PROBLEM TO WORK ON
Return the material exactly as supplied, apart from the pictures, which are omitted.

________________

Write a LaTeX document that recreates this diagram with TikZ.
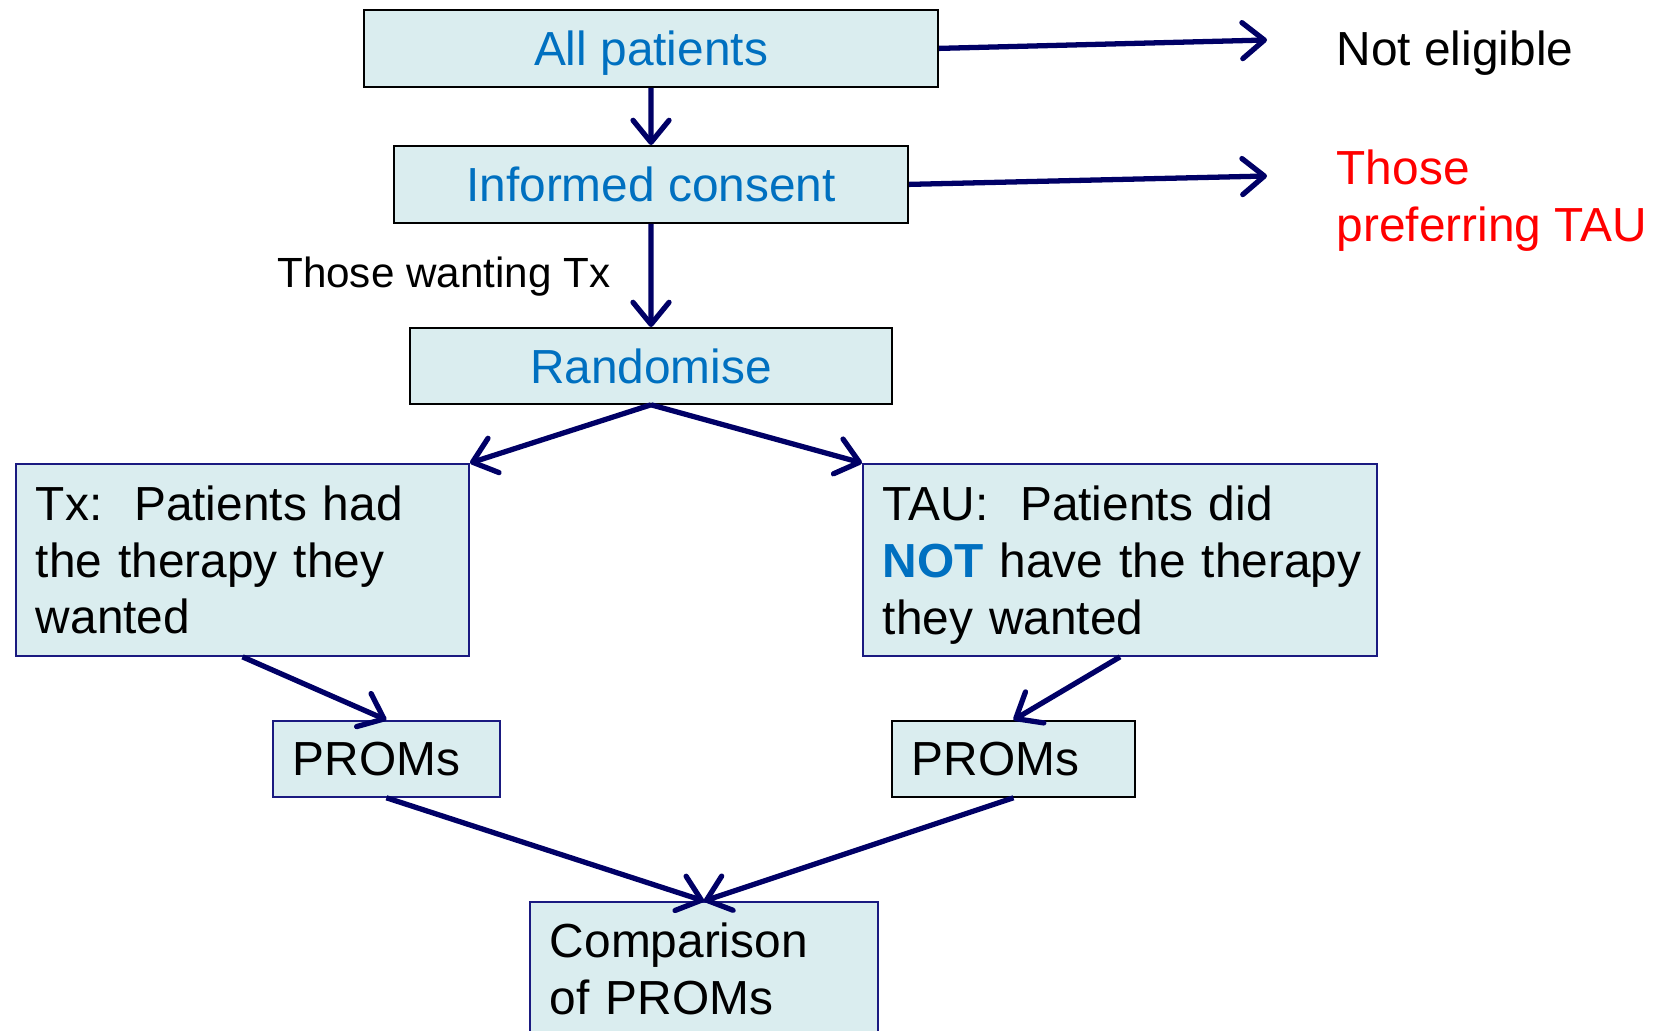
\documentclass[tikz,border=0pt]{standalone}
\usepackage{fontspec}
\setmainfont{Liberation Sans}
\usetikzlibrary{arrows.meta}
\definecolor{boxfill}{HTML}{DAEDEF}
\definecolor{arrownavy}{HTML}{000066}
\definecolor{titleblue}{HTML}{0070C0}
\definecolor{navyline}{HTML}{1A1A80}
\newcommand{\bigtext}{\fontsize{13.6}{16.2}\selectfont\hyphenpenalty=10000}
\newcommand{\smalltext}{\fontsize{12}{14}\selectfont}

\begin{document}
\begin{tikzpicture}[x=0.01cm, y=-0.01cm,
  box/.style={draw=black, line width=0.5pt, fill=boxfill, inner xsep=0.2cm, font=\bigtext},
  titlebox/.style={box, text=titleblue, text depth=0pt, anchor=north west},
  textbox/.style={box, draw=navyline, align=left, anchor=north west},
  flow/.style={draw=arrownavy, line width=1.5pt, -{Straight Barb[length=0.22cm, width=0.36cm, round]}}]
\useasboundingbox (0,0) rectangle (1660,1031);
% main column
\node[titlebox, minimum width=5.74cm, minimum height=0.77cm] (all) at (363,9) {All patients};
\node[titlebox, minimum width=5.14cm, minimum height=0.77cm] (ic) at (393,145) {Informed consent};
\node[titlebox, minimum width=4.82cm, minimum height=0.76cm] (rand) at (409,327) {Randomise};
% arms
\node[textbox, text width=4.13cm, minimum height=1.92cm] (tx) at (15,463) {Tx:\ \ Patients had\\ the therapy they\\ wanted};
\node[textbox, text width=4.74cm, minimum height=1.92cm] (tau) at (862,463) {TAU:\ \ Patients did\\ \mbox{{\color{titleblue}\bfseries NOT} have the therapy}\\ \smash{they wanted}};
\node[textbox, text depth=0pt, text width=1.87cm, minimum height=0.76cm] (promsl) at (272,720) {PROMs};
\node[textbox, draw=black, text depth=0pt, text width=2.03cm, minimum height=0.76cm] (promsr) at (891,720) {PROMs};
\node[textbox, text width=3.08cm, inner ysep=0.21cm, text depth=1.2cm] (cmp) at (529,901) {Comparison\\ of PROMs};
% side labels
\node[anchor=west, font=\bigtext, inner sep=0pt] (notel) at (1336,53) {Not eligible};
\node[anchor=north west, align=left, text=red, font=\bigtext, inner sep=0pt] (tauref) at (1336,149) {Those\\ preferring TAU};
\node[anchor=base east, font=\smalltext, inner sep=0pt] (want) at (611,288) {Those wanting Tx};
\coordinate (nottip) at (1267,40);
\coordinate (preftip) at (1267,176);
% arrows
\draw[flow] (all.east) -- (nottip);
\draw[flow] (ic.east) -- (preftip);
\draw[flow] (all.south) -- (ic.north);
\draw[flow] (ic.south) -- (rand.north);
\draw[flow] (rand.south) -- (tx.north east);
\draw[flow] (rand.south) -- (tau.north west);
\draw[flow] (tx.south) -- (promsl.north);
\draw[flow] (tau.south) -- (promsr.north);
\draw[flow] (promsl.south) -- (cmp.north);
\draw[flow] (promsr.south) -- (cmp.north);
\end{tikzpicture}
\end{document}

________________

ANSWER BELOW
Write a LaTeX document that recreates this diagram with TikZ.
\documentclass[tikz,border=0pt]{standalone}
\usepackage{fontspec}
\setmainfont{Liberation Sans}
\usetikzlibrary{arrows.meta}
\definecolor{boxfill}{HTML}{DAEDEF}
\definecolor{arrownavy}{HTML}{000066}
\definecolor{titleblue}{HTML}{0070C0}
\definecolor{navyline}{HTML}{1A1A80}
\newcommand{\bigtext}{\fontsize{13.6}{16.2}\selectfont\hyphenpenalty=10000}
\newcommand{\smalltext}{\fontsize{12}{14}\selectfont}

\begin{document}
\begin{tikzpicture}[x=0.01cm, y=-0.01cm,
  box/.style={draw=black, line width=0.5pt, fill=boxfill, inner xsep=0.2cm, font=\bigtext},
  titlebox/.style={box, text=titleblue, text depth=0pt, anchor=north west},
  textbox/.style={box, draw=navyline, align=left, anchor=north west},
  flow/.style={draw=arrownavy, line width=1.5pt, -{Straight Barb[length=0.22cm, width=0.36cm, round]}}]
\useasboundingbox (0,0) rectangle (1660,1031);
% main column
\node[titlebox, minimum width=5.74cm, minimum height=0.77cm] (all) at (363,9) {All patients};
\node[titlebox, minimum width=5.14cm, minimum height=0.77cm] (ic) at (393,145) {Informed consent};
\node[titlebox, minimum width=4.82cm, minimum height=0.76cm] (rand) at (409,327) {Randomise};
% arms
\node[textbox, text width=4.13cm, minimum height=1.92cm] (tx) at (15,463) {Tx:\ \ Patients had\\ the therapy they\\ wanted};
\node[textbox, text width=4.74cm, minimum height=1.92cm] (tau) at (862,463) {TAU:\ \ Patients did\\ \mbox{{\color{titleblue}\bfseries NOT} have the therapy}\\ \smash{they wanted}};
\node[textbox, text depth=0pt, text width=1.87cm, minimum height=0.76cm] (promsl) at (272,720) {PROMs};
\node[textbox, draw=black, text depth=0pt, text width=2.03cm, minimum height=0.76cm] (promsr) at (891,720) {PROMs};
\node[textbox, text width=3.08cm, inner ysep=0.21cm, text depth=1.2cm] (cmp) at (529,901) {Comparison\\ of PROMs};
% side labels
\node[anchor=west, font=\bigtext, inner sep=0pt] (notel) at (1336,53) {Not eligible};
\node[anchor=north west, align=left, text=red, font=\bigtext, inner sep=0pt] (tauref) at (1336,149) {Those\\ preferring TAU};
\node[anchor=base east, font=\smalltext, inner sep=0pt] (want) at (611,288) {Those wanting Tx};
\coordinate (nottip) at (1267,40);
\coordinate (preftip) at (1267,176);
% arrows
\draw[flow] (all.east) -- (nottip);
\draw[flow] (ic.east) -- (preftip);
\draw[flow] (all.south) -- (ic.north);
\draw[flow] (ic.south) -- (rand.north);
\draw[flow] (rand.south) -- (tx.north east);
\draw[flow] (rand.south) -- (tau.north west);
\draw[flow] (tx.south) -- (promsl.north);
\draw[flow] (tau.south) -- (promsr.north);
\draw[flow] (promsl.south) -- (cmp.north);
\draw[flow] (promsr.south) -- (cmp.north);
\end{tikzpicture}
\end{document}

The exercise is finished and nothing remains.